U.S. Rep. Pat Roberts' entry into the Republican primary for U.S. Senate makes him the "instant front-runner," a Kansas University professor says.
U.S. Rep. Pat Roberts, R-Kan., has decided to run for the U.S. Senate after all, an aide said Wednesday.
"He's gonna run," Leroy Towns, Robert's administrative aide, said in a telephone interview.
"It's a decision he's been working on for several days," Towns said, explaining the state's 1st District congressman will give his reasons for entering the race in a press conference Friday.
Roberts had earlier decided against running, explaining that he was too busy working on the federal farm bill to devote time to a campaign. However, aides said that he has been encouraged to reconsider and that work is almost finished on the farm bill.
Roberts' entry will help firm up decisions by several other potential candidates for the seat, which opened when U.S. Sen. Nancy Kassebaum, R-Kan., decided to retire.
For example, U.S. Rep. Sam Brownback, R-Kan., had been considering the race. However, Brownback said Wednesday while in Tonganoxie that he wouldn't run against Roberts.
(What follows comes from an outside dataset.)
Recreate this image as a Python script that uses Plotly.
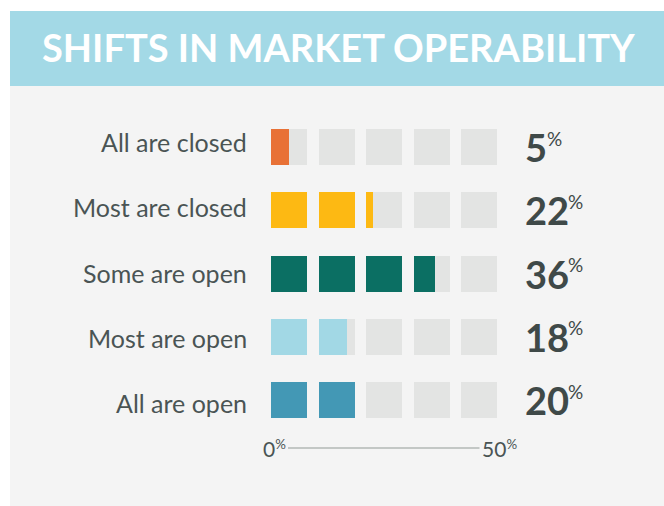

The only Republican now in the race is Eric Yost, a Wichita attorney and former state senator. Yost won't comment about Roberts' candidacy until Roberts makes a formal announcement, a campaign aide said Wednesday.
However, Yost criticized Brownback, Roberts and Gov. Bill Graves on Monday, saying they were conspiring to talk Roberts into running to make it harder for Yost to win the primary.
Another Republican, Darol Rodrock, a wealthy Johnson County real estate developer, said Tuesday he was interested in the seat but has made no formal decision.
Robert's entry into the race makes him "the instant front-runner," said Ken Collier, a Kansas University professor. "This will have a chilling effect on a lot of the people who were thinking about running. ... But I don't know how Yost matches up against somebody like Roberts."
Allan Cigler, a KU professor of political science and government, said the primary could draw more Republicans, but the heavyweights would be Roberts and Yost.
Although State Treasurer Sally Thompson, a Democrat, has said she will run, Cigler predicted a GOP victory in the general election.
"We're the only state left that has not elected a Democratic senator since the New Deal, and it doesn't look like that's going to be broken," Cigler said.
Russell Getter, a KU associate professor of political science and government, said Roberts could get a strong challenge from Yost, who is "very, very good at raising money."
Roberts' main support is in the west, and Yost will have support from Wichita and south-central Kansas, Getter said. The outcome of the election might hinge on which of them is able to get the GOP votes in northeast Kansas, specifically, Douglas, Johnson and Shawnee counties, Getter said.
"This could be the battleground," he said.
Meanwhile, Towns said Roberts was influenced to run by Republicans worried that Kansas will lose clout in the Senate when Kassebaum leaves and if Senate Majority Leader Bob Dole, R-Kan., is elected president.